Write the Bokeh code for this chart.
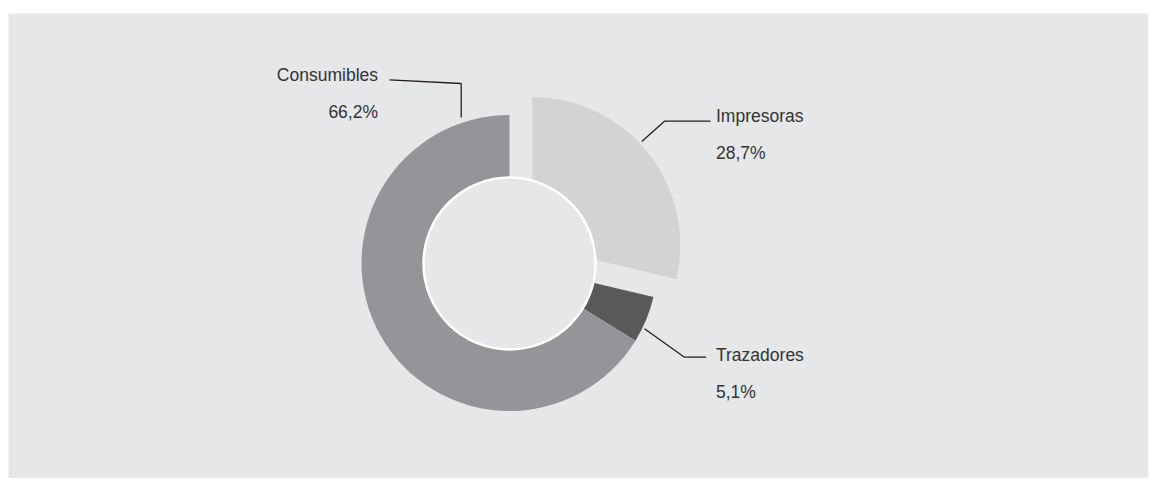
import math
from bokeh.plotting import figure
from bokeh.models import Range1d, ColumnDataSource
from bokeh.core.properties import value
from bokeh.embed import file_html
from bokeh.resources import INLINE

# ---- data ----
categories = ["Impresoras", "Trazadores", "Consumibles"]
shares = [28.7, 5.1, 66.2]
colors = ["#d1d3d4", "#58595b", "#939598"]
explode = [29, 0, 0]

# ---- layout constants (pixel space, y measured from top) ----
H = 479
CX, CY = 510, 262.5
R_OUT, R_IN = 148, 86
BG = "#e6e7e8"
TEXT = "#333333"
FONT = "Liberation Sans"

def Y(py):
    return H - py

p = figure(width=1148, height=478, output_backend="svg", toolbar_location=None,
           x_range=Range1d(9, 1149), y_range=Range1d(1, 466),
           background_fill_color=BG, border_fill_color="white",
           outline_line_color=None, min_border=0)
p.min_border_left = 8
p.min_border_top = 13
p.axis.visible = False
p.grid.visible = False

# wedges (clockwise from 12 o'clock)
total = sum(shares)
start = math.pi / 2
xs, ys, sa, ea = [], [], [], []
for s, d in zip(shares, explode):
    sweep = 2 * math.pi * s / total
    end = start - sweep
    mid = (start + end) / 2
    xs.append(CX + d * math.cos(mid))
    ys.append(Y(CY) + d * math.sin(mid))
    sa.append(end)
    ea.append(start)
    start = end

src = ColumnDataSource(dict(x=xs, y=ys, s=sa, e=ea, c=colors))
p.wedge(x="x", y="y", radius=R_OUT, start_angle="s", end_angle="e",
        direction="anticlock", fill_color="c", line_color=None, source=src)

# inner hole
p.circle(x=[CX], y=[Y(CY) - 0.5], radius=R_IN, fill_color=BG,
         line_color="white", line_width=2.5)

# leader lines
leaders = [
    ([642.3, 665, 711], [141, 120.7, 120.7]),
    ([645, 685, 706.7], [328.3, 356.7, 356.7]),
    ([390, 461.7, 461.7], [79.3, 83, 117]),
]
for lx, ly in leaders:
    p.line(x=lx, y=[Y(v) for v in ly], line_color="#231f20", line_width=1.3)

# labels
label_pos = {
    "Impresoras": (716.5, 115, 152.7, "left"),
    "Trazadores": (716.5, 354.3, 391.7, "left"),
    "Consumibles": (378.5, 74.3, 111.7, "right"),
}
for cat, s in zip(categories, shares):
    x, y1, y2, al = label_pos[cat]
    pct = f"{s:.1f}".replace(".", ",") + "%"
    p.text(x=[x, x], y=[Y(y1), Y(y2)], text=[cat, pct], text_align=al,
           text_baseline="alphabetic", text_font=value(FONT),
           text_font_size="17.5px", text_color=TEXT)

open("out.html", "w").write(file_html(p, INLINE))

[Requirement] Reproduce all of the material above word for word. Omit the pictures.

[Task output]
Write the Bokeh code for this chart.
import math
from bokeh.plotting import figure
from bokeh.models import Range1d, ColumnDataSource
from bokeh.core.properties import value
from bokeh.embed import file_html
from bokeh.resources import INLINE

# ---- data ----
categories = ["Impresoras", "Trazadores", "Consumibles"]
shares = [28.7, 5.1, 66.2]
colors = ["#d1d3d4", "#58595b", "#939598"]
explode = [29, 0, 0]

# ---- layout constants (pixel space, y measured from top) ----
H = 479
CX, CY = 510, 262.5
R_OUT, R_IN = 148, 86
BG = "#e6e7e8"
TEXT = "#333333"
FONT = "Liberation Sans"

def Y(py):
    return H - py

p = figure(width=1148, height=478, output_backend="svg", toolbar_location=None,
           x_range=Range1d(9, 1149), y_range=Range1d(1, 466),
           background_fill_color=BG, border_fill_color="white",
           outline_line_color=None, min_border=0)
p.min_border_left = 8
p.min_border_top = 13
p.axis.visible = False
p.grid.visible = False

# wedges (clockwise from 12 o'clock)
total = sum(shares)
start = math.pi / 2
xs, ys, sa, ea = [], [], [], []
for s, d in zip(shares, explode):
    sweep = 2 * math.pi * s / total
    end = start - sweep
    mid = (start + end) / 2
    xs.append(CX + d * math.cos(mid))
    ys.append(Y(CY) + d * math.sin(mid))
    sa.append(end)
    ea.append(start)
    start = end

src = ColumnDataSource(dict(x=xs, y=ys, s=sa, e=ea, c=colors))
p.wedge(x="x", y="y", radius=R_OUT, start_angle="s", end_angle="e",
        direction="anticlock", fill_color="c", line_color=None, source=src)

# inner hole
p.circle(x=[CX], y=[Y(CY) - 0.5], radius=R_IN, fill_color=BG,
         line_color="white", line_width=2.5)

# leader lines
leaders = [
    ([642.3, 665, 711], [141, 120.7, 120.7]),
    ([645, 685, 706.7], [328.3, 356.7, 356.7]),
    ([390, 461.7, 461.7], [79.3, 83, 117]),
]
for lx, ly in leaders:
    p.line(x=lx, y=[Y(v) for v in ly], line_color="#231f20", line_width=1.3)

# labels
label_pos = {
    "Impresoras": (716.5, 115, 152.7, "left"),
    "Trazadores": (716.5, 354.3, 391.7, "left"),
    "Consumibles": (378.5, 74.3, 111.7, "right"),
}
for cat, s in zip(categories, shares):
    x, y1, y2, al = label_pos[cat]
    pct = f"{s:.1f}".replace(".", ",") + "%"
    p.text(x=[x, x], y=[Y(y1), Y(y2)], text=[cat, pct], text_align=al,
           text_baseline="alphabetic", text_font=value(FONT),
           text_font_size="17.5px", text_color=TEXT)

open("out.html", "w").write(file_html(p, INLINE))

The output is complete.